The goal of these tests was to evaluate the operation of the new solution and the performance obtained when combining swift and BitTorrent under different conditions.

Testing tools and procedures

Description of the tools and procedures used to run the experiments.

Simple BitTorrent tracker and seeder

Starting a BitTorrent tracker and seeder with Tribler is quite simple using the already developed tool dirtrackerseeder.

This script reads a directory looking for .torrent files, which then are offered in a BitTorrent tracker and seeded as a regular BitTorrent seeder. Data files must be also present in the same directory.

Logging features

The measured variable in the experiments will be the instant download rate reached by each protocol. The easiest way to measure this is to save a timestamp and the number of incoming bytes each time a full BitTorrent is acquired.

Pyhton logging tools were used to add to the swift Downloader module the feature of saving a file with the timestamp and the piece size for both protocols. From that information, it is easy to calculate the instant bandwidth and the accumulate mean bandwidth, the information shown in the following experiment results.

Bandwidth estimation

The bandwidth used by each protocol can be easily estimated from the logged timestamps and the BitTorrent piece size in bytes. The instant bandwidth is obtained dividing the amount of obtained data since the last timestamp by the difference between the current and the previous timestamp. The mean is obtained by dividing all the obtained data by the time since the beggining of the module operation.

Operation assessment

Assess the correct operation of the implemented integration, making sure the piece retrieval and the protocol coordination worked as expected.

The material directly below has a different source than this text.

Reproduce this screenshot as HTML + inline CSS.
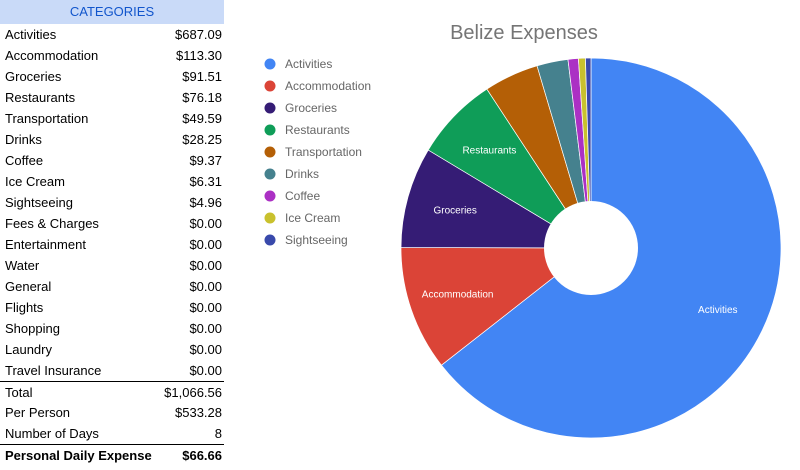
<!DOCTYPE html>
<html><head><meta charset="utf-8"><style>
body{margin:0;width:800px;height:470px;background:#fff;font-family:"Liberation Sans",Arial,sans-serif;overflow:hidden;position:relative}
#tbl{position:absolute;left:0;top:0;width:224px}
.hdr{height:24px;background:#c9daf8;color:#1155cc;text-align:center;font-size:13px;line-height:24px}
.row{height:21px;display:flex;justify-content:space-between;font-size:13px;line-height:21px;padding:0 2px 0 5px;color:#000}
.bt{border-top:1.5px solid #000}
.b{font-weight:bold}
svg{position:absolute;left:0;top:0}
</style></head><body>
<div id="tbl"></div>
<svg id="chart" width="800" height="470"></svg>
<script>
const categories=["Activities","Accommodation","Groceries","Restaurants","Transportation","Drinks","Coffee","Ice Cream","Sightseeing","Fees & Charges","Entertainment","Water","General","Flights","Shopping","Laundry","Travel Insurance"];
const values=[687.09,113.30,91.51,76.18,49.59,28.25,9.37,6.31,4.96,0,0,0,0,0,0,0,0];
const colors=["#4285f4","#db4437","#351c75","#0f9d58","#b45f06","#45818e","#ab30c4","#c9c12d","#3949ab"];
const summary=[["Total","$1,066.56"],["Per Person","$533.28"],["Number of Days","8"],["Personal Daily Expense","$66.66"]];
const tbl=document.getElementById('tbl');
const fmt=v=>'$'+v.toFixed(2);
let h=document.createElement('div');h.className='hdr';h.textContent='CATEGORIES';


tbl.appendChild(h);
categories.forEach((c,i)=>{const r=document.createElement('div');r.className='row';


r.innerHTML='<span>'+c.replace('&','&amp;')+'</span><span>'+fmt(values[i])+'</span>';tbl.appendChild(r);});
summary.forEach((s,i)=>{const r=document.createElement('div');r.className='row'+(i==0||i==3?' bt':'')+(i==3?' b':'');
if(i==0||i==3)r.style.height='20px';


r.innerHTML='<span>'+s[0]+'</span><span>'+s[1]+'</span>';tbl.appendChild(r);});
const svg=document.getElementById('chart'),NS='http://www.w3.org/2000/svg';
function el(t,a){const e=document.createElementNS(NS,t);for(const k in a)e.setAttribute(k,a[k]);svg.appendChild(e);return e;}
const t=el('text',{x:524,y:39,'text-anchor':'middle','font-size':20,fill:'#757575'});t.textContent='Belize Expenses';


const cx=591,cy=248,R=190,r0=47;
const total=values.reduce((a,b)=>a+b,0);
let a=0;
const pt=(ang,rad)=>[cx+Math.sin(ang)*rad,cy-Math.cos(ang)*rad];
values.forEach((v,i)=>{if(v<=0)return;const a1=a+v/total*2*Math.PI;
const [x0,y0]=pt(a,R),[x1,y1]=pt(a1,R),large=(a1-a)>Math.PI?1:0;
const p=el('path',{d:`M${cx},${cy}L${x0},${y0}A${R},${R} 0 ${large} 1 ${x1},${y1}Z`,fill:colors[i],stroke:'#fff','stroke-width':0.7});


if(v/total>0.05){const [lx,ly]=pt((a+a1)/2,141);const l=el('text',{x:lx,y:ly+3.5,'text-anchor':'middle','font-size':10,fill:'#fff'});l.textContent=categories[i];

}
a=a1;});
const hole=el('circle',{cx:cx,cy:cy,r:r0,fill:'#fff'});


values.forEach((v,i)=>{if(v<=0)return;const y=64+i*22;
const d=el('circle',{cx:270,cy:y,r:5.5,fill:colors[i]});


const lt=el('text',{x:285,y:y+4,'font-size':12,fill:'#666'});lt.textContent=categories[i];

});
</script>
</body></html>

The scenario used to run this test was composed by one server acting as a tracker and seeder for BitTorrent and another server acting as a tracker/seeder for swift. The expected result was BitTorrent downloading data at a fixed rate and libswift obtaining also some data.

Assessment results. As expected, BitTorrent only downloaded at the limited rate of 8 Mbps, but swift bandwidth (around 2.5 Mbps) indicates some pieces were obtained from the swift swarm.

With the obtained results and after checking the integrity of the obtained file, it can be stated than the implemented integration of libswift into the Tribler code works in terms of piece retrieval and acquiring coordination.

Performance measurement

After making sure the protocol coordination worked fine, the performance of the implementation needed to be assessed. To do so, the same scenario described earlier was used.

The procedure here was to test the solution under different rate conditions. Therefore, the same test was run in 3 more situations: running Tribler with the BitTorrent rate unlimited; the rate limited to 40 Mbps and to 2 Mbps.

Bandwidth evolution when BitTorrent not limited. As shown, BitTorrent works close the the link limit and swift uses only around 2.5 Mbps.

Bandwidth evolution when BitTorrent limited to 40 Mbps. BitTorrent works only at around 40 Mbps but swift keeps using only around 2.5 Mbps.

Bandwidth evolution when BitTorrent limited to 2 Mbps. Again, while BitTorrent uses only 2 Mbps (so the link is almost empty), swift again only uses around 2.5 Mbps.

After running all the experiments and considering also the results obtained in the operation assessment, it can be clearly stated that the maximum download rate obtained from the swift swarm when using the built software was around 2.5 Mbps, independently of the traffic present in the network link.

Although the obtained results were not promising, this work pretended to be a first approach to protocol integration. The reasons most likely to be behind of this low performance are the time based operation used when integrating the newly created thread with the Tribler Network Thread and the single-piece requesting mechanism used to interact with libswift.